Repeat the listing exactly as given, omitting every image.

+++

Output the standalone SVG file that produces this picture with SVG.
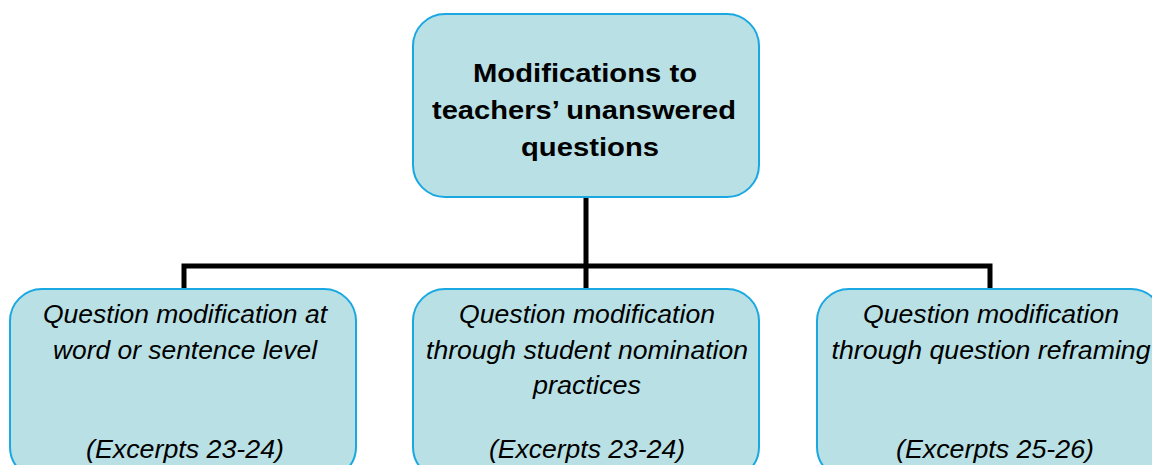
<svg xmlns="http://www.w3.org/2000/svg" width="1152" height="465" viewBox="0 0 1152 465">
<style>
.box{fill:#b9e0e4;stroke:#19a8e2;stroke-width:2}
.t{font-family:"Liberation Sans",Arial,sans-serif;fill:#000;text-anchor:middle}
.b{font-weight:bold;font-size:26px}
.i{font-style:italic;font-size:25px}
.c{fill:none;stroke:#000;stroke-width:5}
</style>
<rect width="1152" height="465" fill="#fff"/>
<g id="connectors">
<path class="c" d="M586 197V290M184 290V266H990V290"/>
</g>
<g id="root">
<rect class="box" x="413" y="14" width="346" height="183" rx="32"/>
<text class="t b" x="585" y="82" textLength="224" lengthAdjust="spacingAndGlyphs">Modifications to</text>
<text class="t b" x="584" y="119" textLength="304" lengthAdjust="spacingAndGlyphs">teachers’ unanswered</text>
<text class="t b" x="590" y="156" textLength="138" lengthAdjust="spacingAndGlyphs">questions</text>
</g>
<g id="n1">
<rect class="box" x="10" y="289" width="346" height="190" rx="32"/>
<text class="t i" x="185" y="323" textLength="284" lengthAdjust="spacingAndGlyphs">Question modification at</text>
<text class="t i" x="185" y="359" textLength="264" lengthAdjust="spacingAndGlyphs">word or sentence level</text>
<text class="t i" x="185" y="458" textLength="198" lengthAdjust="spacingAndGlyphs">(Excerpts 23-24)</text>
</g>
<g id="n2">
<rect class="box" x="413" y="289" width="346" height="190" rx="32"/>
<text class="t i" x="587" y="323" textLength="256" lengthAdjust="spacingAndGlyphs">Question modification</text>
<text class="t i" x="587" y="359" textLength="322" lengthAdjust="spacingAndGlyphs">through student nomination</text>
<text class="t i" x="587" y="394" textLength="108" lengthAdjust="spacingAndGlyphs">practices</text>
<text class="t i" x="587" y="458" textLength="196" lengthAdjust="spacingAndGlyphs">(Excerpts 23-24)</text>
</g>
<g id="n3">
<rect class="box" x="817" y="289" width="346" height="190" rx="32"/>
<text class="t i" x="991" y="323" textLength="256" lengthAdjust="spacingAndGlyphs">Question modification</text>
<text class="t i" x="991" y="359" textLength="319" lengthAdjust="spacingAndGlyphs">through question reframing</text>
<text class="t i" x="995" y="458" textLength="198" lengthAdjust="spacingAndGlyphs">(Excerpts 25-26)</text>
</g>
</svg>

+++

*Solution to this task*
Output the standalone SVG file that produces this picture with SVG.
<svg xmlns="http://www.w3.org/2000/svg" width="1152" height="465" viewBox="0 0 1152 465">
<style>
.box{fill:#b9e0e4;stroke:#19a8e2;stroke-width:2}
.t{font-family:"Liberation Sans",Arial,sans-serif;fill:#000;text-anchor:middle}
.b{font-weight:bold;font-size:26px}
.i{font-style:italic;font-size:25px}
.c{fill:none;stroke:#000;stroke-width:5}
</style>
<rect width="1152" height="465" fill="#fff"/>
<g id="connectors">
<path class="c" d="M586 197V290M184 290V266H990V290"/>
</g>
<g id="root">
<rect class="box" x="413" y="14" width="346" height="183" rx="32"/>
<text class="t b" x="585" y="82" textLength="224" lengthAdjust="spacingAndGlyphs">Modifications to</text>
<text class="t b" x="584" y="119" textLength="304" lengthAdjust="spacingAndGlyphs">teachers’ unanswered</text>
<text class="t b" x="590" y="156" textLength="138" lengthAdjust="spacingAndGlyphs">questions</text>
</g>
<g id="n1">
<rect class="box" x="10" y="289" width="346" height="190" rx="32"/>
<text class="t i" x="185" y="323" textLength="284" lengthAdjust="spacingAndGlyphs">Question modification at</text>
<text class="t i" x="185" y="359" textLength="264" lengthAdjust="spacingAndGlyphs">word or sentence level</text>
<text class="t i" x="185" y="458" textLength="198" lengthAdjust="spacingAndGlyphs">(Excerpts 23-24)</text>
</g>
<g id="n2">
<rect class="box" x="413" y="289" width="346" height="190" rx="32"/>
<text class="t i" x="587" y="323" textLength="256" lengthAdjust="spacingAndGlyphs">Question modification</text>
<text class="t i" x="587" y="359" textLength="322" lengthAdjust="spacingAndGlyphs">through student nomination</text>
<text class="t i" x="587" y="394" textLength="108" lengthAdjust="spacingAndGlyphs">practices</text>
<text class="t i" x="587" y="458" textLength="196" lengthAdjust="spacingAndGlyphs">(Excerpts 23-24)</text>
</g>
<g id="n3">
<rect class="box" x="817" y="289" width="346" height="190" rx="32"/>
<text class="t i" x="991" y="323" textLength="256" lengthAdjust="spacingAndGlyphs">Question modification</text>
<text class="t i" x="991" y="359" textLength="319" lengthAdjust="spacingAndGlyphs">through question reframing</text>
<text class="t i" x="995" y="458" textLength="198" lengthAdjust="spacingAndGlyphs">(Excerpts 25-26)</text>
</g>
</svg>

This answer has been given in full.